Question

a^mn=a^m^n then find m

Answer 1

$\textbf{Given:}$

$\bf\,a^{mn}=a^{m^n}$

$\text{Equating powers on both sides,we get}$

$mn=m^n$

$\text{Taking logarithms on both sides,we get}$

$log\;mn=log\;m^n$

$\implies\;log\;m+log\;n=n\;log\;m$

$\implies\;log\;m+log\;n=log\;m^n$

$\implies\;log\;m-log\;m^n=log\;n$

$\implies\;log\frac{m}{m^n}=log\;n$

$\implies\;m^{1-n}=n$

$\implies\,m=n^(\frac{1}{1-n})$

Answer 2

The value of $m$ is $n^{\frac{1}{1-n} }$

Step-by-step explanation:

Given,

$a^{mn} =a^{m^{n} }$

Taking logarithms on both sides,

⇒$log(a^{mn} )=log(a^{m^{n} })$

⇒$mn.log(a)=m^{n}.log(a)$  (∵$loga^{x} =x.loga$ )
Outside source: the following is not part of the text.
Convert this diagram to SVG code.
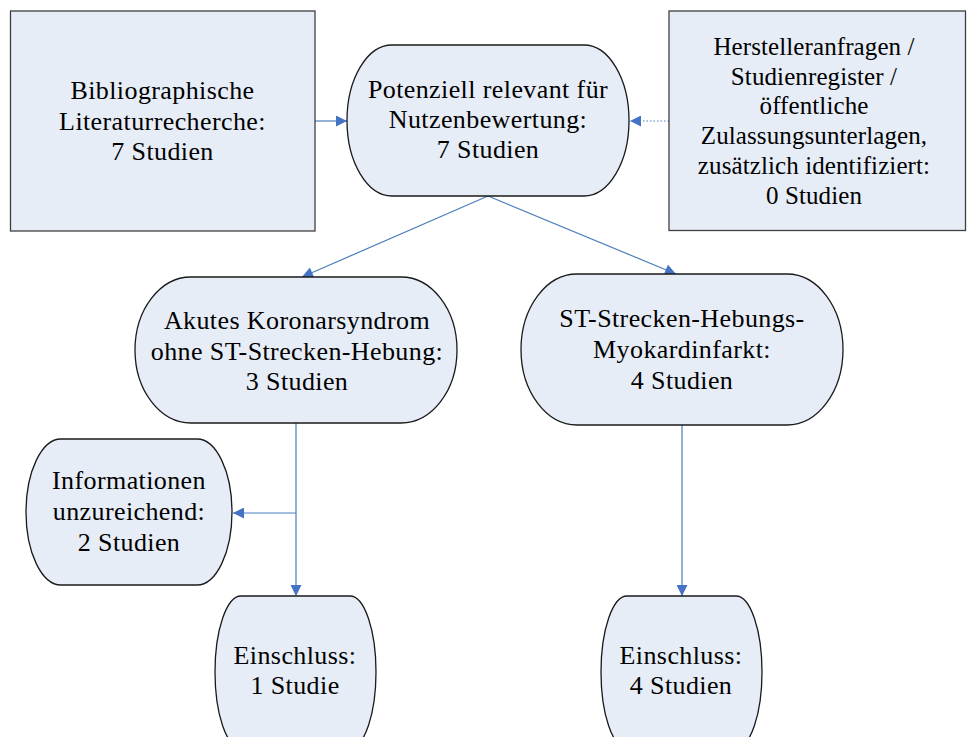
<svg xmlns="http://www.w3.org/2000/svg" width="967" height="737" viewBox="0 0 967 737">
<style>
.box{fill:#e7edf7;stroke:#3f3f3f;stroke-width:1.3}
.term{fill:#e7edf7;stroke:#1a1a1a;stroke-width:1.3}
.t{font-family:"Liberation Serif","Times New Roman",serif;font-size:26px;letter-spacing:0.4px;fill:#000;text-anchor:middle}
.s{font-size:25px;letter-spacing:0.1px}
.c{fill:none;stroke:#4a7ebb;stroke-width:1.2}
.dot{fill:none;stroke:#4a7ebb;stroke-width:1.2;stroke-dasharray:1.5 2}
</style>
<defs>
<marker id="arr" viewBox="0 0 10 10" refX="10" refY="5" markerWidth="13" markerHeight="11" markerUnits="userSpaceOnUse" orient="auto">
<path d="M0,0 L10,5 L0,10 z" fill="#4472c4"/>
</marker>
</defs>
<rect width="967" height="737" fill="#fff"/>
<g id="connectors">
<path class="c" d="M315,121 L347,121" marker-end="url(#arr)"/>
<path class="dot" d="M669,121 L630,121" marker-end="url(#arr)"/>
<path class="c" d="M488,196 L302,277" marker-end="url(#arr)"/>
<path class="c" d="M488,196 L676,274" marker-end="url(#arr)"/>
<path class="c" d="M296,423 L296,596" marker-end="url(#arr)"/>
<path class="c" d="M296,513 L233,513" marker-end="url(#arr)"/>
<path class="c" d="M682,425 L682,596" marker-end="url(#arr)"/>
</g>
<g id="n-biblio">
<rect class="box" x="10.5" y="11" width="304.5" height="220"/>
<text class="t" x="162.5" y="99">Bibliographische</text>
<text class="t" x="162.5" y="129.5">Literaturrecherche:</text>
<text class="t" x="162.5" y="160">7 Studien</text>
</g>
<g id="n-potenziell">
<rect class="term" x="347" y="45" width="282" height="151" rx="45" ry="75.5"/>
<text class="t" x="488" y="98">Potenziell relevant für</text>
<text class="t" x="488" y="128">Nutzenbewertung:</text>
<text class="t" x="488" y="158">7 Studien</text>
</g>
<g id="n-hersteller">
<rect class="box" x="669" y="11" width="296.5" height="219.5"/>
<text class="t s" x="814" y="55">Herstelleranfragen /</text>
<text class="t s" x="814" y="84.5">Studienregister /</text>
<text class="t s" x="814" y="114">öffentliche</text>
<text class="t s" x="814" y="144">Zulassungsunterlagen,</text>
<text class="t s" x="814" y="174">zusätzlich identifiziert:</text>
<text class="t s" x="814" y="204">0 Studien</text>
</g>
<g id="n-aks">
<rect class="term" x="135" y="277" width="322" height="146" rx="56" ry="73"/>
<text class="t" x="297" y="329">Akutes Koronarsyndrom</text>
<text class="t" x="297" y="359.5">ohne ST-Strecken-Hebung:</text>
<text class="t" x="297" y="390">3 Studien</text>
</g>
<g id="n-stemi">
<rect class="term" x="521" y="274" width="322" height="151" rx="56" ry="75.5"/>
<text class="t" x="682" y="327">ST-Strecken-Hebungs-</text>
<text class="t" x="682" y="358">Myokardinfarkt:</text>
<text class="t" x="682" y="389">4 Studien</text>
</g>
<g id="n-info">
<rect class="term" x="26" y="439" width="206" height="146" rx="35" ry="73"/>
<text class="t" x="129" y="489">Informationen</text>
<text class="t" x="129" y="520">unzureichend:</text>
<text class="t" x="129" y="551">2 Studien</text>
</g>
<g id="n-einschluss1">
<rect class="term" x="215" y="596" width="161" height="152" rx="26" ry="76"/>
<text class="t" x="295" y="664">Einschluss:</text>
<text class="t" x="295" y="694">1 Studie</text>
</g>
<g id="n-einschluss2">
<rect class="term" x="601" y="596" width="161" height="152" rx="26" ry="76"/>
<text class="t" x="681" y="664">Einschluss:</text>
<text class="t" x="681" y="694">4 Studien</text>
</g>
</svg>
⇒ $mn=m^{n}$ (By canceling $log(a)$ on both sides )

⇒ $log(m)+log(n)=log(m^{n})$ (Taking logarithms on both sides)

⇒ $log(m)-log(m^{n})=log(n)$

⇒$log(\frac{m}{m^{n} } )=log(n)$

⇒$m^{1-n} =n$

∴ $m=n^{\frac{1}{1-n} }$

So, The value of $m$ is $n^{\frac{1}{1-n} }$